**INSTRUCTION**
Wherever a line holds the string "React", copy that line.

**DATA PROVIDED**
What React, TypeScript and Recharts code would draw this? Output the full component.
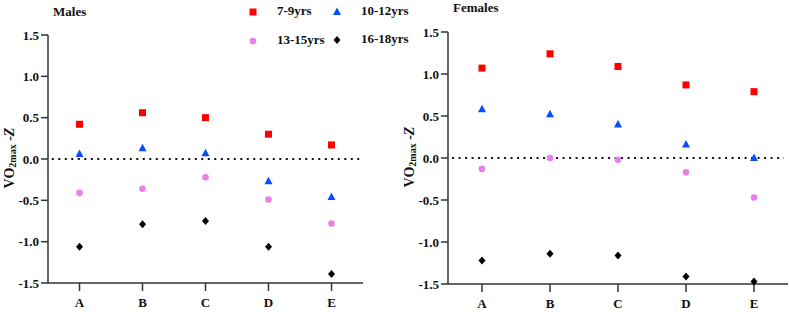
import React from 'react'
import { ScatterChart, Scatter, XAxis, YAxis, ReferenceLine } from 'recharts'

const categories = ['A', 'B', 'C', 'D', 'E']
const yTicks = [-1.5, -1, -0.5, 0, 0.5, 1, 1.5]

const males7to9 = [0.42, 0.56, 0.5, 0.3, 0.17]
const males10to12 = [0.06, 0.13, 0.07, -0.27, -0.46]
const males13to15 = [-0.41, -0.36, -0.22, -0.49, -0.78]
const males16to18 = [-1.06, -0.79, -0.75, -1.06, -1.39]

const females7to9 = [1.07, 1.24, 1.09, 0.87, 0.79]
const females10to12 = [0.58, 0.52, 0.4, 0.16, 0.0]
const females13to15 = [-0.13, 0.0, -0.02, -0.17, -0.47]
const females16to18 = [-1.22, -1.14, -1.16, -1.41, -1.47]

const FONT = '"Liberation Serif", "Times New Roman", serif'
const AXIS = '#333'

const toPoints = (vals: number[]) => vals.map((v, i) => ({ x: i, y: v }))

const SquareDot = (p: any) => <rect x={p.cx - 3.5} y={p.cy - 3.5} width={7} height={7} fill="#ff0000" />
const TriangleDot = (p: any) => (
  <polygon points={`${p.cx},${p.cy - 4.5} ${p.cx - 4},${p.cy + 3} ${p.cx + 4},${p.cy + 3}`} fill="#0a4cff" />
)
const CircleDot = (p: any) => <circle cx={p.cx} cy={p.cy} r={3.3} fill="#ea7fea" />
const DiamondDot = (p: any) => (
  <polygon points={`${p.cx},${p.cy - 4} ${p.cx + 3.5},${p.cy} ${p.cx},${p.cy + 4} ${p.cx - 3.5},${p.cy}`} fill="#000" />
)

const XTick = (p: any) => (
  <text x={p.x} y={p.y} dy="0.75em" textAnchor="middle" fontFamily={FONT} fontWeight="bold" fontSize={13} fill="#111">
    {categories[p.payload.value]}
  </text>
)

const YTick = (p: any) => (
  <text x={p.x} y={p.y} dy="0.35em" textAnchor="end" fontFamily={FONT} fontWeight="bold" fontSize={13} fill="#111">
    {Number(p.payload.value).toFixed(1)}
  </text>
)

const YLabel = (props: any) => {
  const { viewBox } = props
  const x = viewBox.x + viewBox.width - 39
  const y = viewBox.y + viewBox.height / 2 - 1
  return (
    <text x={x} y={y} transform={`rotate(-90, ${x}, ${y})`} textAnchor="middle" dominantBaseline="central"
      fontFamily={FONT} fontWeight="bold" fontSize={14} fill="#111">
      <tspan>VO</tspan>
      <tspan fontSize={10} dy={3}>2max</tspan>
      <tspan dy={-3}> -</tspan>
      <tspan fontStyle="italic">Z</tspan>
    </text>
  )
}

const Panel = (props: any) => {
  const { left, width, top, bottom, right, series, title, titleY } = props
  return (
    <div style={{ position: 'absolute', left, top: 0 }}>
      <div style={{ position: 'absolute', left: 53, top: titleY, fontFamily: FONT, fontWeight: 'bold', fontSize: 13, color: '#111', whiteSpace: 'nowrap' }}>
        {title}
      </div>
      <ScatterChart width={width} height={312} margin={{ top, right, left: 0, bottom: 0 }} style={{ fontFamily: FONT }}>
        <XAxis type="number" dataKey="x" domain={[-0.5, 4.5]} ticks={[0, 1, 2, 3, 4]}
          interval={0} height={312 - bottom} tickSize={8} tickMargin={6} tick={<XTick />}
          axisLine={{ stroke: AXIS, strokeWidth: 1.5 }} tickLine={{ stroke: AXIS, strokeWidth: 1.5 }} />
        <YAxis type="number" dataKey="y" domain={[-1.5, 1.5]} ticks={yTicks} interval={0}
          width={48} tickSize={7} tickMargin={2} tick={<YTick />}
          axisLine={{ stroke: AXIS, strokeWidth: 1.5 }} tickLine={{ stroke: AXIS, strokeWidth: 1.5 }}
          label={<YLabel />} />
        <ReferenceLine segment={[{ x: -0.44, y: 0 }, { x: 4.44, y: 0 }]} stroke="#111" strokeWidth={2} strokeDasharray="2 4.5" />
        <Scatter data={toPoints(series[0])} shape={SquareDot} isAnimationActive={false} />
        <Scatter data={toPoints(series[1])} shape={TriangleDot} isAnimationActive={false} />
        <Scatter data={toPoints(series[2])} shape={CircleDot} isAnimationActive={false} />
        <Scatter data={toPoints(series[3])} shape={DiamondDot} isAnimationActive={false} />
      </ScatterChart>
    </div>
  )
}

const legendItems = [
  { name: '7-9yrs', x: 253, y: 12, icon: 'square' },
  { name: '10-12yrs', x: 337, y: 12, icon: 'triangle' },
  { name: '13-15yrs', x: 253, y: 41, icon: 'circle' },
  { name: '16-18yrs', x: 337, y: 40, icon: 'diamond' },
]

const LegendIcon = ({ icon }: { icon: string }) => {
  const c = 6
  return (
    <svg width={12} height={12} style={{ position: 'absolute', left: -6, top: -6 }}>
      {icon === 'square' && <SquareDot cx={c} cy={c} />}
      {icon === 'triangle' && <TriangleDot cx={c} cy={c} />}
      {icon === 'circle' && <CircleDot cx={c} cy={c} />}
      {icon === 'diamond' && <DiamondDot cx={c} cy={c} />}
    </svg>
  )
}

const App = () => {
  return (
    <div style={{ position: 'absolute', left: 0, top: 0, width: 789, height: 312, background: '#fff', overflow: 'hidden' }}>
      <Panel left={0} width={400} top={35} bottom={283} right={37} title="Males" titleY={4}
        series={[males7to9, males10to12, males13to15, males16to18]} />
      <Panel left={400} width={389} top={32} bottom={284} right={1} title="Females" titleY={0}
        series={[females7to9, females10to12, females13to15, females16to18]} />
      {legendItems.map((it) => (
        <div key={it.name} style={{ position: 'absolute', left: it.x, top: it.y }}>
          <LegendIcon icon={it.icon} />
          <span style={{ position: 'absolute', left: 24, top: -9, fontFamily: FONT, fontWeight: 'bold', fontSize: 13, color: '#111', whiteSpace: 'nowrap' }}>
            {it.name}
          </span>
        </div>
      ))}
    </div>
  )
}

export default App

**OUTPUT FOR THIS TASK**
What React, TypeScript and Recharts code would draw this? Output the full component.
import React from 'react'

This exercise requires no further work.